===== Data for processing

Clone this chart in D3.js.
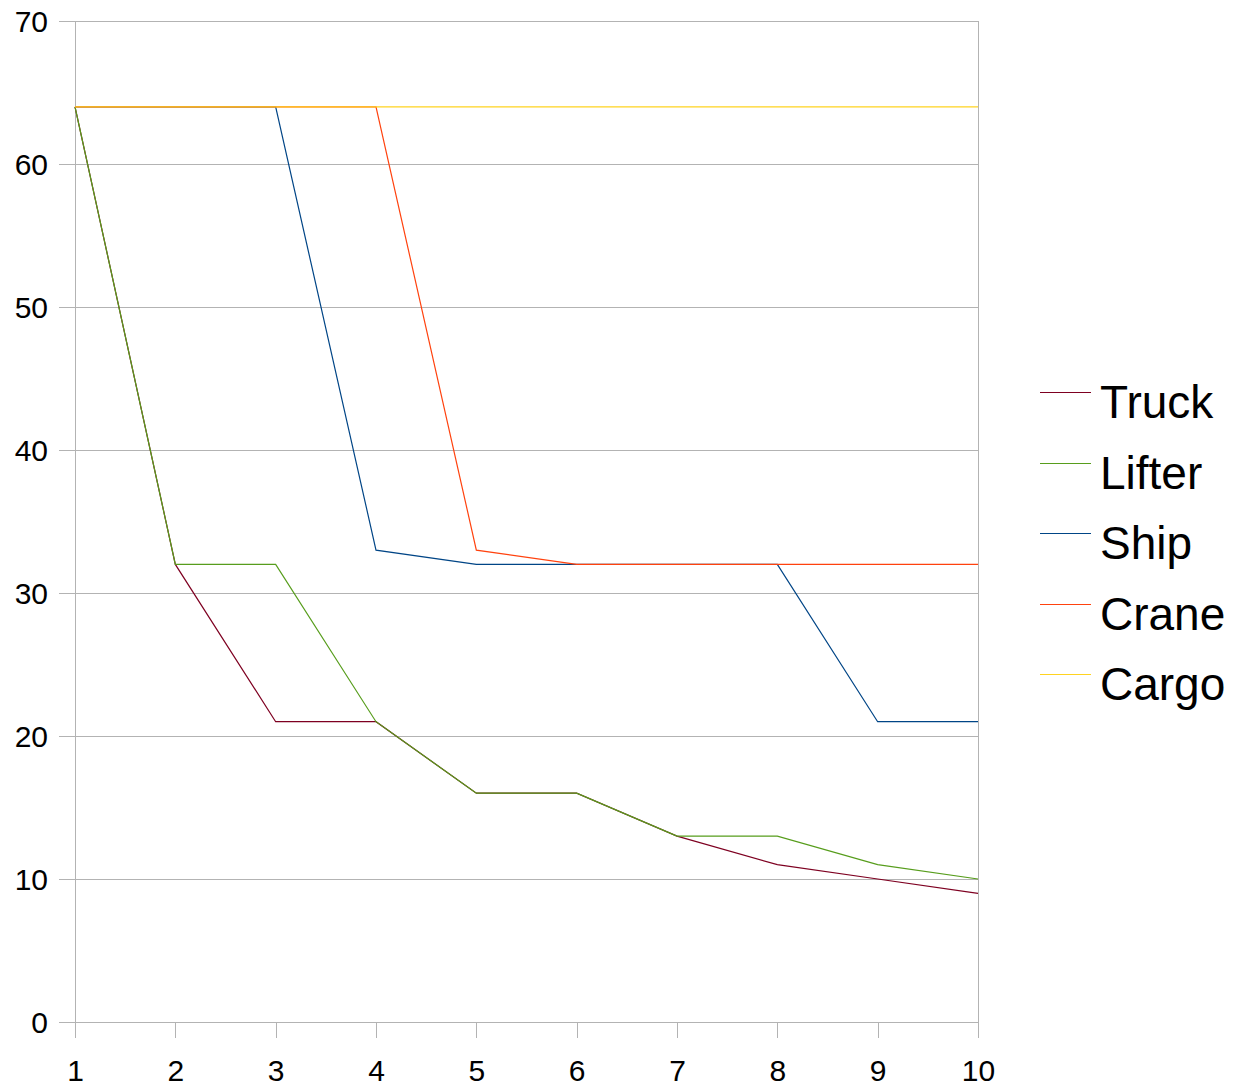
<!DOCTYPE html>
<html><head><meta charset="utf-8">
<script src="https://cdn.jsdelivr.net/npm/d3@7"></script>
<style>body{margin:0;background:#fff}svg{display:block}text{font-family:"Liberation Sans",Arial,sans-serif}</style>
</head><body>
<svg id="c" width="1234" height="1086"></svg>
<script>
const xValues = [1,2,3,4,5,6,7,8,9,10];
const seriesNames = ["Truck","Lifter","Ship","Crane","Cargo"];
const truck  = [64,32,21,21,16,16,13,11,10,9];
const lifter = [64,32,32,21,16,16,13,13,11,10];
const ship   = [64,64,64,33,32,32,32,32,21,21];
const crane  = [64,64,64,64,33,32,32,32,32,32];
const cargo  = [64,64,64,64,64,64,64,64,64,64];
const colors = ["#7e0021","#579d1c","#004586","#ff420e","#ffd320"];
const yTicks = [0,10,20,30,40,50,60,70];

const series = [truck, lifter, ship, crane, cargo];
const svg = d3.select("#c");
const L = 75, R = 978, T = 21, B = 1022;
const x = d3.scaleLinear().domain([1,10]).range([L,R]);
const y = d3.scaleLinear().domain([0,70]).range([B,T]);
const grid = "#b3b3b3";

const yAxis = d3.axisLeft(y).tickValues(yTicks).tickSize(16).tickFormat(d3.format("d"));
const gy = svg.append("g").attr("transform",`translate(${L},0)`).call(yAxis);
gy.select(".domain").remove();
gy.selectAll(".tick line").attr("stroke",grid).attr("x2",R-L).attr("x1",-16).attr("shape-rendering","crispEdges");
gy.selectAll(".tick text").attr("x",-27).attr("dy","0.35em").style("font-size","30px").attr("fill","#000");

const xAxis = d3.axisBottom(x).tickValues(xValues).tickSize(16).tickFormat(d3.format("d"));
const gx = svg.append("g").attr("transform",`translate(0,${B})`).call(xAxis);
gx.select(".domain").remove();
gx.selectAll(".tick line").attr("stroke",grid).attr("shape-rendering","crispEdges");
gx.selectAll(".tick text").attr("y",38).attr("dy","0.71em").style("font-size","30px").attr("fill","#000");

svg.append("line").attr("x1",L).attr("x2",L).attr("y1",T).attr("y2",B).attr("stroke",grid).attr("shape-rendering","crispEdges");
svg.append("line").attr("x1",R).attr("x2",R).attr("y1",T).attr("y2",B+16).attr("stroke",grid).attr("shape-rendering","crispEdges");

const line = d3.line().x((d,i)=>x(xValues[i])).y(d=>y(d));
series.forEach((s,i)=>{
  svg.append("path").datum(s).attr("d",line).attr("fill","none").attr("stroke",colors[i]).attr("stroke-width",1.2);
});

const lg = svg.append("g");
seriesNames.forEach((n,i)=>{
  const yy = Math.round(392 + i*70.5) + 0.5;
  lg.append("line").attr("x1",1040).attr("x2",1091).attr("y1",yy).attr("y2",yy).attr("stroke",colors[i]).attr("stroke-width",1.2);
  lg.append("text").attr("x",1100).attr("y",yy+25).text(n).style("font-size","46px").attr("fill","#000");
});
</script>
</body></html>
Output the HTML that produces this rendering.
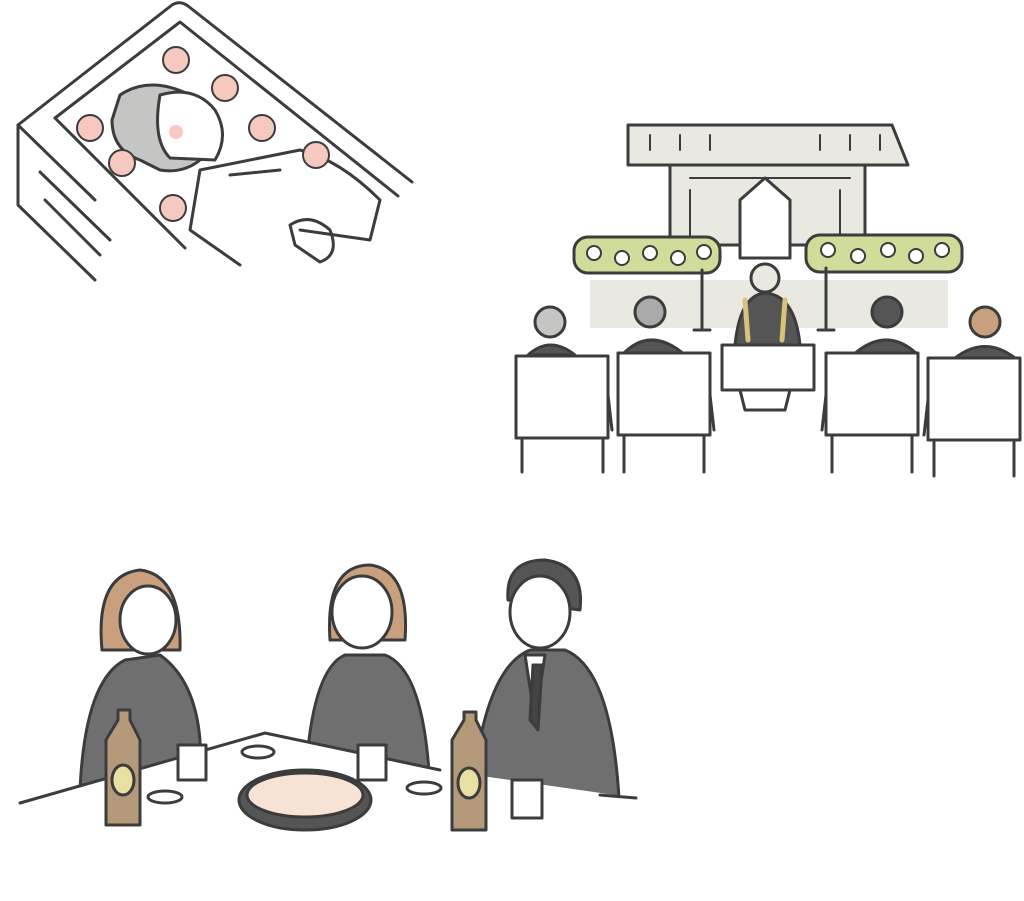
<!DOCTYPE html>
<html><head><meta charset="utf-8"><style>html,body{margin:0;padding:0;background:#fff}svg{display:block}</style></head>
<body>
<svg width="1024" height="901" viewBox="0 0 1024 901" xmlns="http://www.w3.org/2000/svg" fill="none" stroke="#3c3c3c" stroke-width="3" stroke-linecap="round" stroke-linejoin="round">
<!-- Coffin -->
<path d="M18 125 L172 5 Q180 0 188 6 L412 182"/>
<path d="M18 125 L18 205 L95 280"/>
<path d="M18 125 L95 200"/>
<path d="M55 118 L180 22 L398 196"/>
<path d="M55 118 L185 248"/>
<path d="M40 172 L110 240 M45 200 L100 255"/>
<path d="M120 95 Q150 75 190 95 L210 150 Q190 175 160 170 L140 160 Q112 150 112 120 Z" fill="#c5c5c3"/>
<path d="M160 95 Q195 85 215 110 Q230 135 215 160 L170 158 Q152 140 160 95Z" fill="#fff"/>
<circle cx="176" cy="132" r="7" fill="#f5c9c0" stroke="none"/>
<path d="M200 170 L300 150 Q340 160 380 200 L370 240 L300 230 M200 170 L190 230 L240 265 M230 175 L280 170"/>
<path d="M290 225 Q310 212 330 230 Q340 255 320 262 L295 245Z"/>
<g fill="#f5c9c0" stroke-width="2">
<circle cx="176" cy="60" r="13"/><circle cx="225" cy="88" r="13"/><circle cx="262" cy="128" r="13"/>
<circle cx="90" cy="128" r="13"/><circle cx="122" cy="163" r="13"/><circle cx="316" cy="155" r="13"/><circle cx="173" cy="208" r="13"/>
</g>
<!-- Altar -->
<rect x="590" y="280" width="358" height="48" fill="#e9e8e1" stroke="none"/>
<path d="M670 165 L865 165 L865 245 L670 245 Z" fill="#e9e8e1"/>
<path d="M628 125 L892 125 L908 165 L628 165 Z" fill="#e9e8e1"/>
<path d="M650 135 L650 150 M680 135 L680 150 M710 135 L710 150 M820 135 L820 150 M850 135 L850 150 M880 135 L880 150 M690 178 L850 178 M690 190 L690 240 M840 190 L840 240" stroke-width="2"/>
<path d="M740 200 L765 178 L790 200 L790 258 L740 258 Z" fill="#fff"/>
<rect x="574" y="237" width="146" height="36" rx="14" fill="#cfdc9a"/>
<rect x="806" y="235" width="156" height="37" rx="14" fill="#cfdc9a"/>
<g fill="#fff" stroke-width="2">
<circle cx="594" cy="253" r="7"/><circle cx="622" cy="258" r="7"/><circle cx="650" cy="253" r="7"/><circle cx="678" cy="258" r="7"/><circle cx="704" cy="252" r="7"/>
<circle cx="828" cy="250" r="7"/><circle cx="858" cy="256" r="7"/><circle cx="888" cy="250" r="7"/><circle cx="916" cy="256" r="7"/><circle cx="942" cy="250" r="7"/>
</g>
<path d="M702 270 L702 330 M826 268 L826 330"/>
<path d="M694 330 L710 330 M818 330 L834 330"/>
<circle cx="765" cy="278" r="14" fill="#e9e8e1"/>
<path d="M735 345 Q740 295 765 293 Q795 295 800 345 Z" fill="#555"/>
<path d="M745 300 L748 340 M785 300 L782 340" stroke="#d9c37a" stroke-width="5"/>
<rect x="722" y="345" width="92" height="45" fill="#fff"/>
<path d="M740 390 L745 410 L785 410 L790 390"/>
<g>
<circle cx="550" cy="322" r="15" fill="#c5c5c3"/><path d="M528 355 Q550 335 575 355Z" fill="#555"/>
<rect x="516" y="356" width="92" height="82" fill="#fff"/><path d="M522 438 L522 472 M603 438 L603 472 M608 395 L612 430"/>
<circle cx="650" cy="312" r="15" fill="#aaa"/><path d="M622 355 Q650 325 685 355Z" fill="#555"/>
<rect x="618" y="353" width="92" height="82" fill="#fff"/><path d="M624 435 L624 472 M704 435 L704 472 M710 395 L714 430"/>
<circle cx="887" cy="312" r="15" fill="#555"/><path d="M853 355 Q887 325 918 355Z" fill="#555"/>
<rect x="826" y="353" width="92" height="82" fill="#fff"/><path d="M832 435 L832 472 M912 435 L912 472 M826 395 L822 430"/>
<circle cx="985" cy="322" r="15" fill="#c8a07e"/><path d="M955 358 Q985 335 1015 358Z" fill="#555"/>
<rect x="928" y="358" width="92" height="82" fill="#fff"/><path d="M934 440 L934 476 M1014 440 L1014 476 M928 400 L924 435"/>
</g>
<!-- Bottom people -->
<path d="M80 790 Q85 680 125 660 L160 655 Q195 680 200 740 L200 790 Z" fill="#6f6f6f"/>
<path d="M102 650 Q95 575 140 570 Q182 575 180 650 Z" fill="#c8a07e"/>
<ellipse cx="148" cy="620" rx="28" ry="34" fill="#fff"/>
<path d="M305 790 Q310 670 345 655 L385 655 Q425 670 430 790 Z" fill="#6f6f6f"/>
<path d="M330 640 Q325 565 370 565 Q410 570 405 640 Z" fill="#c8a07e"/>
<ellipse cx="362" cy="612" rx="30" ry="36" fill="#fff"/>
<path d="M470 820 Q480 670 530 650 L565 650 Q615 670 620 820 Z" fill="#6f6f6f"/>
<path d="M525 655 L545 655 L535 720 Z" fill="#fff"/>
<path d="M533 665 L530 720 L538 730 L542 665Z" fill="#444"/>
<path d="M508 600 Q505 560 545 560 Q585 565 580 610 Z" fill="#555"/>
<ellipse cx="540" cy="612" rx="30" ry="36" fill="#fff"/>
<!-- table -->
<path d="M20 805 L265 733 L440 770 L636 798 L636 901 L20 901 Z" fill="#fff" stroke="none"/>
<path d="M20 803 L265 733 L440 770 M600 795 L636 798"/>
<ellipse cx="305" cy="800" rx="66" ry="30" fill="#555"/>
<ellipse cx="305" cy="795" rx="58" ry="22" fill="#f6e3d6"/>
<path d="M106 740 L106 825 L140 825 L140 740 L130 720 L130 710 L118 710 L118 720 Z" fill="#b49a7a"/>
<ellipse cx="123" cy="780" rx="11" ry="15" fill="#e8dfa3"/>
<path d="M452 740 L452 830 L486 830 L486 740 L476 720 L476 712 L464 712 L464 720 Z" fill="#b49a7a"/>
<ellipse cx="469" cy="783" rx="11" ry="15" fill="#e8dfa3"/>
<rect x="178" y="745" width="28" height="35" fill="#fff"/>
<rect x="358" y="745" width="28" height="35" fill="#fff"/>
<rect x="512" y="780" width="30" height="38" fill="#fff"/>
<ellipse cx="258" cy="752" rx="16" ry="6" fill="#fff"/>
<ellipse cx="165" cy="797" rx="17" ry="6" fill="#fff"/>
<ellipse cx="424" cy="788" rx="17" ry="6" fill="#fff"/>
</svg>
</body></html>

==========

▸ Problem details:
Look through the data above. Each line containing the word "rendering" needs to be copied.

▸ The output:
gy.selectAll(".tick line").attr("stroke",grid).attr("x2",R-L).attr("x1",-16).attr("shape-rendering","crispEdges");
gx.selectAll(".tick line").attr("stroke",grid).attr("shape-rendering","crispEdges");
svg.append("line").attr("x1",L).attr("x2",L).attr("y1",T).attr("y2",B).attr("stroke",grid).attr("shape-rendering","crispEdges");
svg.append("line").attr("x1",R).attr("x2",R).attr("y1",T).attr("y2",B+16).attr("stroke",grid).attr("shape-rendering","crispEdges");
Output the HTML that produces this rendering.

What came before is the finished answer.